Abstract

Post-adoption use has gained considerable attention during the last ten years of IT acceptance research. As of today, various types of post-adoption use have been proposed, researched and linked to different outcomes. Missing from the literature is a precise consideration of the impact of different types of use on specific outcomes. Consequently, questions of transition between use types and the resulting consequences for outcomes remain unanswered. In order to address this need, we have performed an intensive, conceptual literature study and propose a continuum of use types and mechanisms that foster an understanding of how post-adoption use not only leads to short- and mid-term IT-enabled outcomes such as efficiency and effectiveness, but also to long-term, complex outcomes such as innovativeness.

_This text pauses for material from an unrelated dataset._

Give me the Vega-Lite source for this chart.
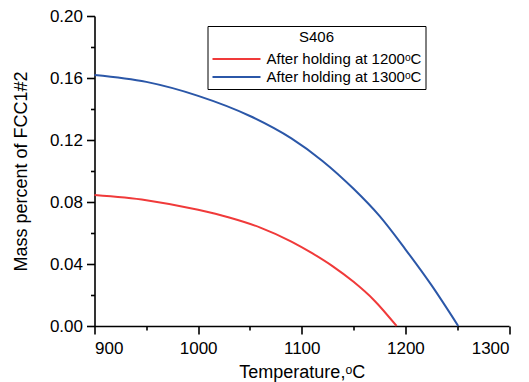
{
  "$schema": "https://vega.github.io/schema/vega-lite/v6.json",
  "autosize": {"type": "none"},
  "padding": {"left": 94.5, "top": 16, "right": 20, "bottom": 56},
  "width": 414.5,
  "height": 310,
  "background": "white",
  "config": {
    "view": {"stroke": null},
    "font": "Liberation Sans",
    "axis": {
      "grid": false,
      "domainColor": "black",
      "domainWidth": 1.6,
      "tickColor": "black",
      "tickWidth": 1.6,
      "labelColor": "black",
      "titleColor": "black",
      "labelFont": "Liberation Sans",
      "titleFont": "Liberation Sans",
      "labelFontSize": 17,
      "titleFontSize": 18,
      "titleFontWeight": "normal"
    }
  },
  "data": {
    "values": [
      {"series": "After holding at 1200ᵒC", "T": 900, "v": 0.0845},
      {"series": "After holding at 1200ᵒC", "T": 950, "v": 0.0812},
      {"series": "After holding at 1200ᵒC", "T": 1000, "v": 0.075},
      {"series": "After holding at 1200ᵒC", "T": 1030, "v": 0.07},
      {"series": "After holding at 1200ᵒC", "T": 1060, "v": 0.0635},
      {"series": "After holding at 1200ᵒC", "T": 1090, "v": 0.0545},
      {"series": "After holding at 1200ᵒC", "T": 1110, "v": 0.047},
      {"series": "After holding at 1200ᵒC", "T": 1130, "v": 0.0385},
      {"series": "After holding at 1200ᵒC", "T": 1150, "v": 0.0285},
      {"series": "After holding at 1200ᵒC", "T": 1170, "v": 0.0165},
      {"series": "After holding at 1200ᵒC", "T": 1191.5, "v": 0.0},
      {"series": "After holding at 1300ᵒC", "T": 900, "v": 0.162},
      {"series": "After holding at 1300ᵒC", "T": 950, "v": 0.1575},
      {"series": "After holding at 1300ᵒC", "T": 1000, "v": 0.1485},
      {"series": "After holding at 1300ᵒC", "T": 1050, "v": 0.1355},
      {"series": "After holding at 1300ᵒC", "T": 1090, "v": 0.121},
      {"series": "After holding at 1300ᵒC", "T": 1120, "v": 0.1065},
      {"series": "After holding at 1300ᵒC", "T": 1150, "v": 0.0885},
      {"series": "After holding at 1300ᵒC", "T": 1175, "v": 0.071},
      {"series": "After holding at 1300ᵒC", "T": 1200, "v": 0.0495},
      {"series": "After holding at 1300ᵒC", "T": 1225, "v": 0.0265},
      {"series": "After holding at 1300ᵒC", "T": 1251, "v": 0.0}
    ]
  },
  "layer": [
    {
      "mark": {"type": "line", "strokeWidth": 2, "interpolate": "monotone"},
      "encoding": {
        "x": {
          "field": "T", "type": "quantitative",
          "scale": {"domain": [900, 1300], "nice": false, "zero": false},
          "axis": {
            "orient": "bottom",
            "values": [900, 1000, 1100, 1200, 1300],
            "format": "d",
            "tickSize": 8,
            "labelPadding": 6,
            "title": "Temperature,ᵒC",
            "titlePadding": 7
          }
        },
        "y": {
          "field": "v", "type": "quantitative",
          "scale": {"domain": [0, 0.2], "nice": false},
          "axis": {
            "orient": "left",
            "values": [0, 0.04, 0.08, 0.12, 0.16, 0.2],
            "format": ".2f",
            "tickSize": 8,
            "labelPadding": 4,
            "title": "Mass percent of FCC1#2",
            "titlePadding": 19
          }
        },
        "color": {
          "field": "series", "type": "nominal",
          "scale": {
            "domain": ["After holding at 1200ᵒC", "After holding at 1300ᵒC"],
            "range": ["#F03A3A", "#2B57A8"]
          },
          "legend": {
            "orient": "none",
            "legendX": 113,
            "legendY": 10,
            "title": "S406",
            "titleFontSize": 15,
            "titleFontWeight": "normal",
            "titleColor": "black",
            "titleAnchor": "middle",
            "titleAlign": "center",
            "titlePadding": 5,
            "labelFontSize": 15,
            "labelColor": "black",
            "symbolType": "M-3,0H3",
            "symbolSize": 256,
            "symbolStrokeWidth": 2,
            "symbolOffset": 16,
            "labelOffset": 21,
            "rowPadding": 1,
            "strokeColor": "black",
            "padding": 4,
            "fillColor": "white"
          }
        }
      }
    },
    {
      "mark": {"type": "line", "opacity": 0},
      "encoding": {
        "x": {
          "field": "T", "type": "quantitative",
          "scale": {"domain": [900, 1300], "nice": false, "zero": false},
          "axis": {
            "orient": "bottom",
            "values": [950, 1050, 1150, 1250],
            "tickSize": 4,
            "labels": false,
            "domain": false,
            "title": null
          }
        },
        "y": {
          "field": "v", "type": "quantitative",
          "scale": {"domain": [0, 0.2], "nice": false},
          "axis": {
            "orient": "left",
            "values": [0.02, 0.06, 0.1, 0.14, 0.18],
            "tickSize": 4,
            "labels": false,
            "domain": false,
            "title": null
          }
        },
        "detail": {"field": "series", "type": "nominal"}
      }
    }
  ],
  "resolve": {"axis": {"x": "independent", "y": "independent"}}
}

We model these mechanisms as movements that occur along the continuum of use types and operate through the experiential learning cycle of knowledge acquisition and transformation. This cycle takes the form of a broadening and deepening of feature sets—a group of features that an individual has associated together and assigned to one or more tasks or tasks groups. To illustrate our research model, we provide an example based on a company from the auditing industry. Our research contributes to theory by 1) developing a typology of use in post-adoption and 2) explaining how a user moves between different post-adoption use types and arrives at different IT-enabled outcomes. We show how the notions of feature set deepening and broadening can be used to explain the attainment of short-term outcomes such as efficiency and effectiveness, and, beyond that, also to explain long-term outcomes such as innovativeness. We demonstrate that the achievement of outcomes is not a linear function as a user moves along the continuum, but a complex, non-linear process.